The man's carriage rushes through the narrow streets without regard to the safety of the peasants who flee to avoid its wheels. There is a jolt and a cry and the horses rear and stop. The passenger, who is recognized by the newly formed crowd as Monsieur the Marquis, discovers that his carriage has run over a small child and the father, is now weeping over the body of his dead son. The Marquis admonishes the people to keep out of the way of carriages, suggests that his horses might have been injured and throws a gold coin to the moaning father. Another man arrives and calls the bereaved father by name, Gaspard, and comforts him that life is miserable and his son is best shut of it. The Marquis overhears and asks the man's name that he learns is Defarge. The Marquis throws Defarge a gold coin as well but as he is being driven away he is shocked when someone throws a gold coin into his carriage.

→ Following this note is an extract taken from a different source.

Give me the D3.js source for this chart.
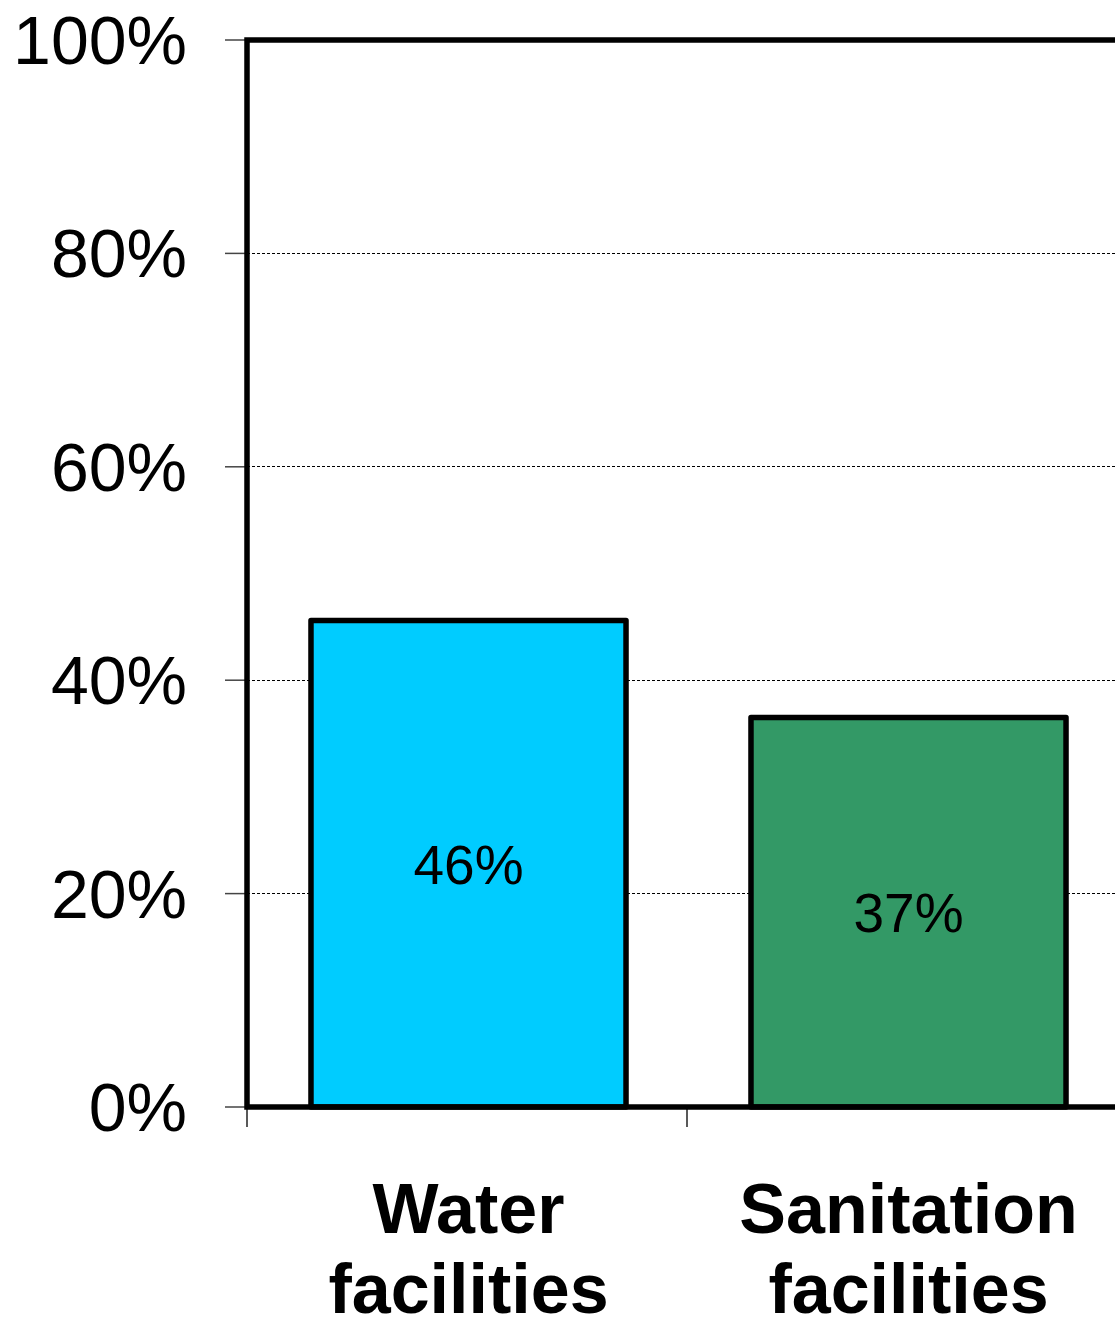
<!DOCTYPE html>
<html>
<head>
<meta charset="utf-8">
<script src="https://cdn.jsdelivr.net/npm/d3@7"></script>
<style>
  html, body { margin: 0; padding: 0; background: #fff; }
  svg { display: block; }
</style>
</head>
<body>
<svg id="chart" width="1115" height="1321"></svg>
<script>
const categories = [["Water", "facilities"], ["Sanitation", "facilities"]];
const values = [45.6, 36.5];
const valueLabels = ["46%", "37%"];
const barColors = ["#00CCFF", "#339966"];
const yTicks = [0, 20, 40, 60, 80, 100];

(function () {
const svg = d3.select("#chart");
const pLeft = 247, pRight = 1127, pTop = 40, pBottom = 1107;
const font = "'Liberation Sans', Arial, Helvetica, sans-serif";

const x = d3.scaleBand().domain(d3.range(categories.length))
  .range([pLeft + 1.5, pRight + 1.5]).paddingInner(0.284).paddingOuter(0.142);
const xEdge = d3.scaleLinear().domain([0, categories.length]).range([pLeft, pRight]);
const y = d3.scaleLinear().domain([0, 100]).range([pBottom, pTop]);

// gridlines
svg.append("g").selectAll("line").data(yTicks.filter(d => d > 0 && d < 100)).join("line")
  .attr("x1", pLeft).attr("x2", pRight)
  .attr("y1", d => y(d)).attr("y2", d => y(d))
  .attr("stroke", "#000").attr("stroke-width", 1).attr("stroke-dasharray", "3,2")
  .attr("shape-rendering", "crispEdges");

// y tick marks
svg.append("g").selectAll("line").data(yTicks).join("line")
  .attr("x1", 225).attr("x2", pLeft)
  .attr("y1", d => y(d)).attr("y2", d => y(d))
  .attr("stroke", "#444").attr("stroke-width", 1.5);

// y tick labels
svg.append("g").selectAll("text").data(yTicks).join("text")
  .attr("x", 187).attr("y", d => y(d) + 24)
  .attr("text-anchor", "end")
  .attr("font-family", font).attr("font-size", 68).attr("fill", "#000")
  .text(d => d + "%");

// x tick marks
svg.append("g").selectAll("line").data(d3.range(categories.length + 1)).join("line")
  .attr("x1", d => xEdge(d)).attr("x2", d => xEdge(d))
  .attr("y1", pBottom).attr("y2", pBottom + 20)
  .attr("stroke", "#222").attr("stroke-width", 1.5);

// bars
svg.append("g").selectAll("rect").data(values).join("rect")
  .attr("x", (d, i) => x(i)).attr("width", x.bandwidth())
  .attr("y", d => y(d)).attr("height", d => pBottom - y(d))
  .attr("fill", (d, i) => barColors[i])
  .attr("stroke", "#000").attr("stroke-width", 5.5).attr("stroke-linejoin", "round");

// value labels
svg.append("g").selectAll("text").data(values).join("text")
  .attr("x", (d, i) => x(i) + x.bandwidth() / 2)
  .attr("y", d => (y(d) + pBottom) / 2 + 20)
  .attr("text-anchor", "middle")
  .attr("font-family", font).attr("font-size", 55).attr("fill", "#000")
  .text((d, i) => valueLabels[i]);

// frame: left, top, bottom
svg.append("path")
  .attr("d", `M${pRight},${pTop} L${pLeft},${pTop} L${pLeft},${pBottom} L${pRight},${pBottom}`)
  .attr("fill", "none").attr("stroke", "#000").attr("stroke-width", 5.5)
  .attr("stroke-linejoin", "miter").attr("stroke-linecap", "square");

// category labels
const cat = svg.append("g").selectAll("text").data(categories).join("text")
  .attr("text-anchor", "middle")
  .attr("font-family", font).attr("font-size", 70).attr("font-weight", "bold").attr("fill", "#000");
cat.each(function (d, i) {
  const t = d3.select(this);
  d.forEach((line, j) => {
    t.append("tspan").attr("x", x(i) + x.bandwidth() / 2).attr("y", 1233 + j * 80).text(line);
  });
});
})();
</script>
</body>
</html>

He stops and angrily yells at the crowd but sees only a stout woman with her knitting where Defarge had been. The Marquis rides on and is followed by other carriages from the fancy ball. The narrator compares the watching peasants to rats who must return to their holes.
The Monsieur the Marquis' carriage is making its way slowly up a country hill on its way to his chateau. The countryside is full of sparse, underdeveloped fields. Eventually the carriage reaches the small village near the Marquis' home. The people of the village are downtrodden, hungry and burdened with heavy taxes. A prison looks down upon the village from a nearby crag. The Marquis questions a man who he saw looking at his carriage as it came up the hill and learns, to his anger, that a man covered in white dust who is stranger in the region had been suspended under his carriage. The Marquis continues to his mansion and is stopped en route by a poor woman who has just buried her husband who died from want. She begs for a small stone engraved with her husband's name to mark his grave but the Marquis ignores her petition and drives on. When he arrives at his chateau he learns that his nephew, Monsieur Charles from England, has not yet arrived.

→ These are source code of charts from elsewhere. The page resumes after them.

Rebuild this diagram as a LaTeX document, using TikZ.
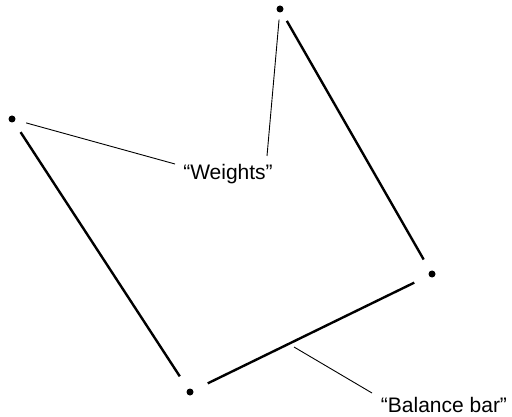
\documentclass[tikz,border=0pt]{standalone}
\usepackage{fontspec}
\setmainfont{Liberation Sans}
\begin{document}
\begin{tikzpicture}[x=1pt,y=-1pt,
  dot/.style={circle,fill=black,inner sep=0pt,minimum size=7pt},
  bar/.style={line width=2.4pt},
  lead/.style={line width=0.9pt},
  lbl/.style={font=\fontsize{21}{25}\selectfont,inner sep=0pt}]
\useasboundingbox (0,0) rectangle (512,417);
\node[dot] (L) at (12,119) {};
\node[dot] (T) at (280,9) {};
\node[dot] (R) at (432,274) {};
\node[dot] (B) at (190,392) {};
\node[lbl] (W) at (228,174) {“Weights”};
\node[lbl] (BB) at (444,405) {“Balance bar”};
\coordinate (wl) at (175,164);
\coordinate (wt) at (267,156);
\coordinate (bs) at (294,347);
\coordinate (be) at (372,393);
\draw[bar,shorten <=12pt,shorten >=15pt] (L) -- (B);
\draw[bar,shorten <=16pt,shorten >=16pt] (B) -- (R);
\draw[bar,shorten <=10pt,shorten >=13pt] (T) -- (R);
\draw[lead,shorten <=11pt] (L) -- (wl);
\draw[lead,shorten <=7pt] (T) -- (wt);
\draw[lead] (bs) -- (be);
\end{tikzpicture}
\end{document}
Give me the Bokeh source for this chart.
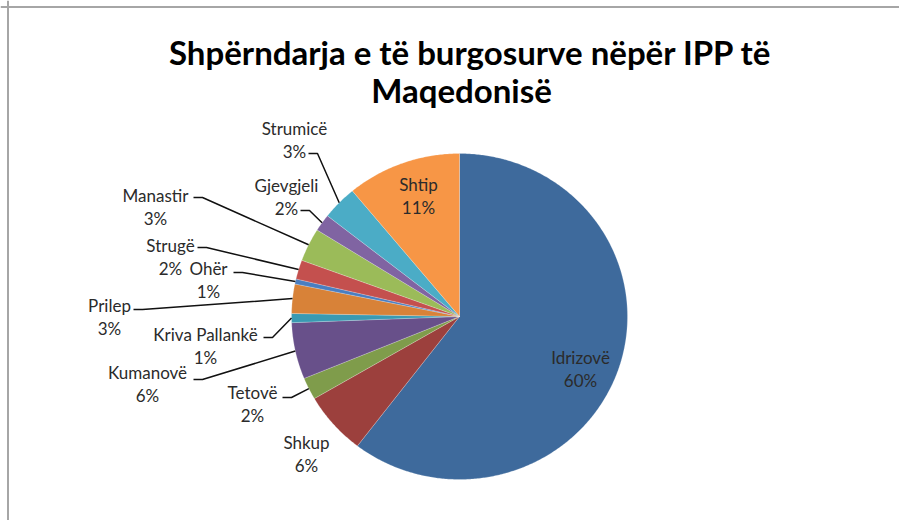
import math
from bokeh.plotting import figure
from bokeh.models import Range1d, Span
from bokeh.embed import file_html
from bokeh.resources import INLINE
from bokeh.core.properties import value

# ---------------- data ----------------
title_lines = ["Shpërndarja e të burgosurve nëpër IPP të", "Maqedonisë"]
names = ["Idrizovë", "Shkup", "Tetovë", "Kumanovë", "Kriva Pallankë", "Prilep",
         "Ohër", "Strugë", "Manastir", "Gjevgjeli", "Strumicë", "Shtip"]
shares = [60.4, 6.2, 2.2, 5.6, 0.9, 2.9, 0.5, 1.9, 3.3, 1.7, 3.4, 11.0]

# ---------------- style / layout ----------------
colors = ["#3E6A9C", "#9C403D", "#7F9C4B", "#68508A", "#3A9AB2", "#D88238",
          "#4A7EC0", "#C4504E", "#9BBB59", "#8064A2", "#4BACC6", "#F79646"]
CX, CY, RX, RY = 459, 316, 168, 163          # pie centre / radii (px)
FONT = "Lato"
# centre of the name line of each label (page px)
label_pos = {
    "Idrizovë": (580, 357), "Shkup": (306, 442), "Tetovë": (252, 392),
    "Kumanovë": (147, 372), "Kriva Pallankë": (205, 334), "Prilep": (109, 305),
    "Ohër": (208, 268), "Strugë": (170, 245), "Manastir": (155, 195),
    "Gjevgjeli": (286, 185), "Strumicë": (294, 128), "Shtip": (418, 184),
}
# start of leader line (page px)
leader_start = {
    "Tetovë": (282, 397), "Kumanovë": (193, 379), "Kriva Pallankë": (263, 337),
    "Prilep": (133, 309), "Ohër": (233, 272), "Strugë": (197, 247),
    "Manastir": (193, 197), "Gjevgjeli": (300, 210), "Strumicë": (308, 153),
}
LINE_GAP = 22.5
title_pos = [(470, 51), (461, 89)]

W, H = 899, 520
p = figure(width=W, height=H, output_backend="svg", toolbar_location=None,
           x_range=Range1d(0, W), y_range=Range1d(H, 0),
           min_border=0, outline_line_color=None)
p.axis.visible = False
p.grid.visible = False
p.background_fill_color = "white"
p.border_fill_color = "white"

# chart-area frame (top and left edges visible)
p.add_layout(Span(location=7.5, dimension="height", line_color="#A6A6A6", line_width=2))
p.add_layout(Span(location=6.5, dimension="width", line_color="#A6A6A6", line_width=2))

total = sum(shares)
xs_all, ys_all, mids = [], [], []
acc = 0.0
for s in shares:
    a0 = acc / total * 2 * math.pi
    acc += s
    a1 = acc / total * 2 * math.pi
    n = max(4, int((a1 - a0) / (2 * math.pi) * 720))
    xs = [CX]
    ys = [CY]
    for i in range(n + 1):
        t = a0 + (a1 - a0) * i / n
        xs.append(CX + RX * math.sin(t))
        ys.append(CY - RY * math.cos(t))
    xs_all.append(xs)
    ys_all.append(ys)
    mids.append((a0 + a1) / 2)

p.patches(xs_all, ys_all, fill_color=colors, line_color="white", line_alpha=0.35, line_width=0.6)

# leader lines
lx, ly = [], []
for name, m in zip(names, mids):
    st = leader_start.get(name)
    if st is None:
        continue
    ex = CX + RX * math.sin(m)
    ey = CY - RY * math.cos(m)
    lx.append([st[0], st[0] + 9, ex])
    ly.append([st[1], st[1], ey])
p.multi_line(lx, ly, line_color="#111111", line_width=1.5)

# labels
nx, ny, px_, py_, pct = [], [], [], [], []
for name, s in zip(names, shares):
    x, y = label_pos[name]
    nx.append(x); ny.append(y)
    px_.append(x); py_.append(y + LINE_GAP)
    pct.append(f"{math.floor(s / total * 100 + 0.5)}%")
p.text(nx, ny, text=names, text_align="center", text_baseline="middle",
       text_font=value(FONT), text_font_size="17px", text_color="#2B2B2B")
p.text(px_, py_, text=pct, text_align="center", text_baseline="middle",
       text_font=value(FONT), text_font_size="17px", text_color="#2B2B2B")

# title
p.text([t[0] for t in title_pos], [t[1] for t in title_pos], text=title_lines,
       text_align="center", text_baseline="middle",
       text_font=value(FONT), text_font_size="33px", text_font_style="bold",
       text_color="#000000")

open("out.html", "w").write(file_html(p, INLINE))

The chateau is made of stone and its walls contain numerous carvings of flowers, men and animals. The Marquis makes his way through the richly furnished chateau to his private chambers where settings for two diners have been laid. Halfway through his supper the Marquis' nephew arrives from England. The Marquis' nephew is Charles Darnay. The two men have a conversation during the course of which is becomes apparent that Charles, attempting to gratify the last wish of his dead mother, has refuted his aristocratic family and rejected all that it stands for. He accuses his uncle of committing great wrongs against the people with the aid of his dead father, who was the Marquis' twin brother. Charles also asserts that the Marquis, if he were not currently in disfavor at the Court, would have had him imprisoned long ago. The Marquis seems amused by Charles' accusations and does not deny them. Rather, he seems proud of his station and the acrimony of the French peasants. "Detestation of the high," he tells his nephew, "is the involuntary homage of the low." Charles again asserts that wants nothing to do with the family name and states that if the family wealth ever came to him he would find ways to disperse it among the poor. To Charles' dismay his uncle knowingly questions Charles about Doctor Manette and Lucie. Soon thereafter Charles retires and the Marquis sleeps as well. Three hours later the sun rises and the people of the village begin their day. The grizzled mender of roads, however, senses some inordinate bustle at the chateau and returns to the village fountain where he learns that the body of the Marquis has been discovered with a knife driven into its chest through a note that reads: "Drive him fast to his tomb. This from JACQUES."
Analysis of Chapters 7-9
The scenes in the Monseignuer's court serve to highlight the ostentatious wealth of the French aristocracy and its lack of concern for the peasantry. Dickens thoroughly researched this period of French history in preparing his book and many of the details, the number of servers required to serve the chocolate for instance, are accurate. It was not rare for carriages to run over people in the street and only a fine punished nobles if their carriage inadvertently killed a man. The Marquis' obvious inhumanity and failure to appreciate the latent power of the mob serves as a reminder that a lifetime of privilege carries with it a dangerous and destructive egoism. Appropriately, the Marquis' chateau is made entirely of stone and is decorated with stone visages that, like his station in life, both shield him and complement his own intractable world-view. This section also reveals that Charles Darnay, whose real family name is Evremonde, is the nephew of this horrible man. Though he has sworn off all ties with the family it is obvious from his uncle's allusion to Doctor and Miss Manette that there is more to the family's unsavory history that will directly involve Charles though he has moved to England and begun a new life. Though the Marquis believes that he will witness this event his life is taken suddenly by an assassin, assumed to be the stranger riding under the Marquis' carriage. The reference to "Jacques" in the note and the exhortation to drive the Maquis "fast to his tomb" indicates to the reader that Gaspard, the joker of the Saint Antoine district in Paris, has murdered the Marquis to avenge the death of his son.